**Work to complete:** Transcribe the full listing exactly, and drop every picture.

>>>>

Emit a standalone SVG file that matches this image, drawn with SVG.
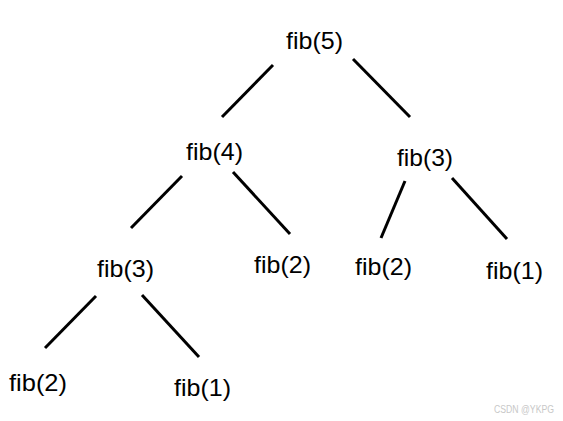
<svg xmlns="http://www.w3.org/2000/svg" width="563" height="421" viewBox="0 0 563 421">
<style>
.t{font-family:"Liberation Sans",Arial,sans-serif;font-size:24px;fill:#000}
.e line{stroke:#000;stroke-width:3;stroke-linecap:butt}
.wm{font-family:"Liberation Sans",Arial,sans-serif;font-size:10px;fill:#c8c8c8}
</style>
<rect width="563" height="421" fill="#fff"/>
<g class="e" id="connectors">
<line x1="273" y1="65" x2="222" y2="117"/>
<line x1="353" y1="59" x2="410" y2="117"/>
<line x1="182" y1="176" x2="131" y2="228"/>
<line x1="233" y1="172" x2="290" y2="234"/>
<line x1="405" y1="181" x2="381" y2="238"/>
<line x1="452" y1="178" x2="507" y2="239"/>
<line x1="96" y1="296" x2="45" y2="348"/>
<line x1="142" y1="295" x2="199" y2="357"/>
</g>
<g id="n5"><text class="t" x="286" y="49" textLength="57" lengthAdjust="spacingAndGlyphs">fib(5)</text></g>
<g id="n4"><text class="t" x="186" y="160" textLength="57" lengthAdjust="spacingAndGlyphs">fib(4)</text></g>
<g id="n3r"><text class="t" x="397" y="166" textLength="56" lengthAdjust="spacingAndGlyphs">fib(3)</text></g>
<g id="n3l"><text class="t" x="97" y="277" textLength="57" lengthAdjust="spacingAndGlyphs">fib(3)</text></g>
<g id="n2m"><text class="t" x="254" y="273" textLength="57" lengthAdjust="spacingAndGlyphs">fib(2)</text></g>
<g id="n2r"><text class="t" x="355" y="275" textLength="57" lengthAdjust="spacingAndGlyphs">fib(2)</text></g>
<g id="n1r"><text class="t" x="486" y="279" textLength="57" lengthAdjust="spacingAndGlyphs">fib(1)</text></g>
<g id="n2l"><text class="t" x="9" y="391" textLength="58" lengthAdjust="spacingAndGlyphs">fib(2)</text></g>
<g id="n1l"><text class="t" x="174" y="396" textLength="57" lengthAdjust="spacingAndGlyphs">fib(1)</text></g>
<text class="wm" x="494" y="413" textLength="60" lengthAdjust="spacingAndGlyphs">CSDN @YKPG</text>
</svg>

<<<<

**Written solution:**
Emit a standalone SVG file that matches this image, drawn with SVG.
<svg xmlns="http://www.w3.org/2000/svg" width="563" height="421" viewBox="0 0 563 421">
<style>
.t{font-family:"Liberation Sans",Arial,sans-serif;font-size:24px;fill:#000}
.e line{stroke:#000;stroke-width:3;stroke-linecap:butt}
.wm{font-family:"Liberation Sans",Arial,sans-serif;font-size:10px;fill:#c8c8c8}
</style>
<rect width="563" height="421" fill="#fff"/>
<g class="e" id="connectors">
<line x1="273" y1="65" x2="222" y2="117"/>
<line x1="353" y1="59" x2="410" y2="117"/>
<line x1="182" y1="176" x2="131" y2="228"/>
<line x1="233" y1="172" x2="290" y2="234"/>
<line x1="405" y1="181" x2="381" y2="238"/>
<line x1="452" y1="178" x2="507" y2="239"/>
<line x1="96" y1="296" x2="45" y2="348"/>
<line x1="142" y1="295" x2="199" y2="357"/>
</g>
<g id="n5"><text class="t" x="286" y="49" textLength="57" lengthAdjust="spacingAndGlyphs">fib(5)</text></g>
<g id="n4"><text class="t" x="186" y="160" textLength="57" lengthAdjust="spacingAndGlyphs">fib(4)</text></g>
<g id="n3r"><text class="t" x="397" y="166" textLength="56" lengthAdjust="spacingAndGlyphs">fib(3)</text></g>
<g id="n3l"><text class="t" x="97" y="277" textLength="57" lengthAdjust="spacingAndGlyphs">fib(3)</text></g>
<g id="n2m"><text class="t" x="254" y="273" textLength="57" lengthAdjust="spacingAndGlyphs">fib(2)</text></g>
<g id="n2r"><text class="t" x="355" y="275" textLength="57" lengthAdjust="spacingAndGlyphs">fib(2)</text></g>
<g id="n1r"><text class="t" x="486" y="279" textLength="57" lengthAdjust="spacingAndGlyphs">fib(1)</text></g>
<g id="n2l"><text class="t" x="9" y="391" textLength="58" lengthAdjust="spacingAndGlyphs">fib(2)</text></g>
<g id="n1l"><text class="t" x="174" y="396" textLength="57" lengthAdjust="spacingAndGlyphs">fib(1)</text></g>
<text class="wm" x="494" y="413" textLength="60" lengthAdjust="spacingAndGlyphs">CSDN @YKPG</text>
</svg>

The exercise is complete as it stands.